Les amibes de mes amibes sont mes amibes.

C'est vrai des Amish, aussi.

Ce que j'aime le plus, dans l'épuisement, ce n'est pas la sensation de flotter à côté de son corps. Vous savez, cette drôle d'impression d'être comme un dessin d'enfant où le trait est net mais où le crayola a débordé. Comme un passant interrogé aux informations régionales de France3 Auvergne quand la télévision est mal reglée ; et que le passant porte une chemise à carreaux ; à carreaux rouges, ce sont les pires, ils bavent comme aucun autre. Comme Harry dans un de ces états, aussi. Tout flou, tout léger, tout fragile. Le moindre souffle vous fait frissonner. Ce n'est pas tant le froid que la peur d'être emporté, arraché à soi-même. Ou l'envie, peut-être plutôt, d'être emporté, arraché à soi-même. De voler au dessus de la ville, d'aller se poser à la pointe du Crayon, d'aller se moquer des anges de la Basilique de Fourvière. Surtout des grands qui ressemblent à des hérons. (Les petits gros me rappellent mon grand-père.) De faire le pitre, de virevolter et de voltiger pendant que son soi pesant fait les courses chez Carrefour, ou travaille jusqu'à pas d'heure, ou blogue pour ne rien dire. Rien qu'à y penser j'ai les bras qui picottent, et le visage aussi : ils se sentent pousser des plumes, il devine le souffle du vent. D'ailleurs, il doit bien y avoir un vent, un vent de fatigue, pour faire dériver ainsi les pensées lorsque la raison, le sérieux et les convenances ne les ancrent plus au réel. Un vent comme je les aime.

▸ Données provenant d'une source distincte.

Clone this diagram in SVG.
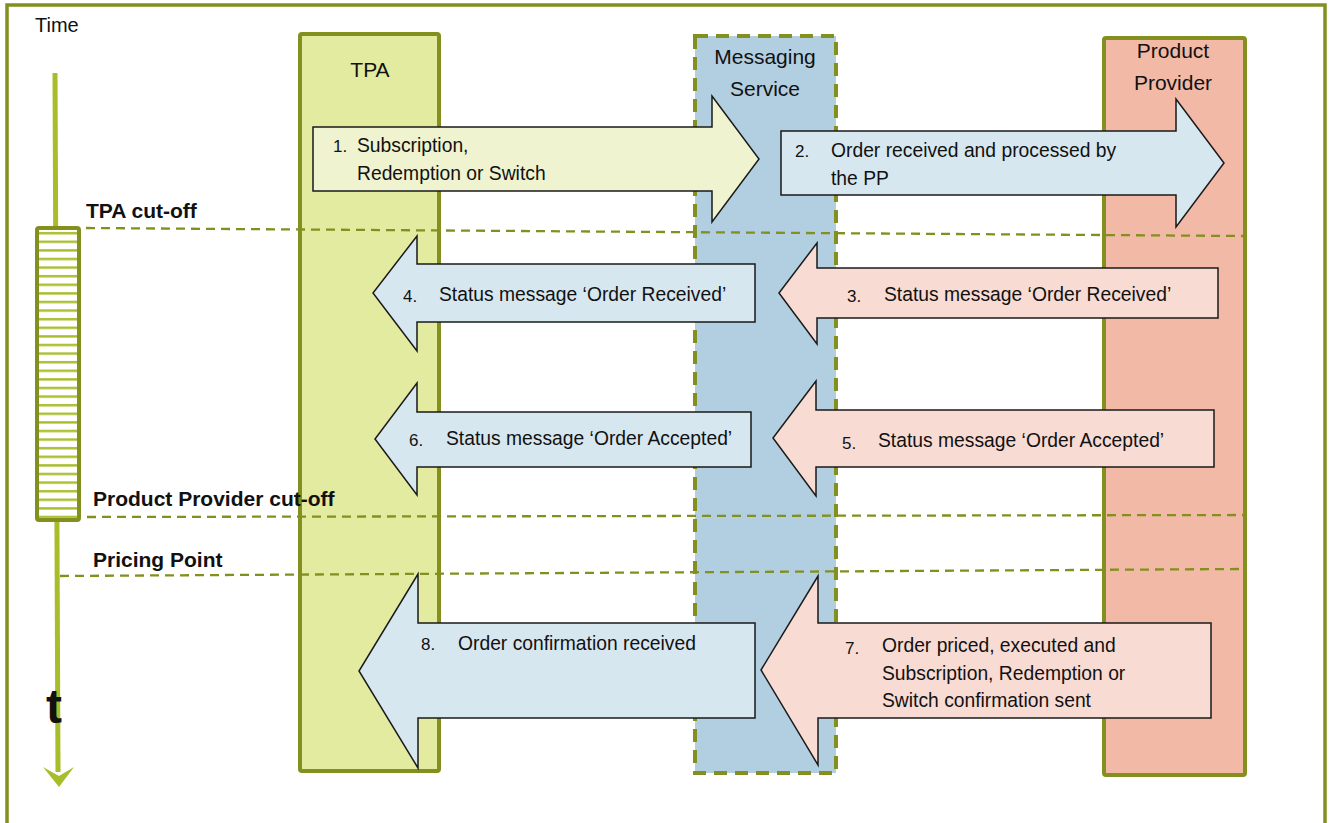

Pourtant, ce n'est pas ce vent de folie que j'aime le plus dans l'épuisement.

Ce que j'aime le plus, dans l'épuisement, c'est l'instant où les petites amibes violettes commencent à danser autour de vous. Et où vous décidez de les ignorer. De faire quelque chose d'important, rien que pour les narguer : remettre des CDs dans leur boîte, rechercher les piles que vous avez achetées la semaine passée, bloguer même à la limite. Ça les agaces, ça, les petites amibes violettes, car ce sont des gamines mal élevées qui veulent avoir toute votre attention. Alors elles dansent plus près encore. Elles se mettent entre vous et ce que vous regardez. Elles se frottent à vous, elles vous caressent. Elles se glissent dans votre pantalon, même. Vous en êtes à vous concentrer pour marcher, vous avez du mal à retenir quel pied il faut avancer une fois le pied droit posé au sol, vous redoutez les inégalités du terrain (surtout que les petites amibes violettes diminuent la visibilité), bref vous n'avez pas l'esprit à la gaudriole, et soudain une gêne dans le boxer. Surpris, vous en cherchez la cause - quel beau jeune homme ? quel sculptural éphèbe ? Personne. C'est un coup des petites amibes violettes. Elles sont joueuses. Mais douces, aussi. Vous êtes là comme un con au milieu d'une rue piétonne, le cerveau mal irrigué, à attendre de vous envoler - elles vous guident, elles vous portent, elles vous choient.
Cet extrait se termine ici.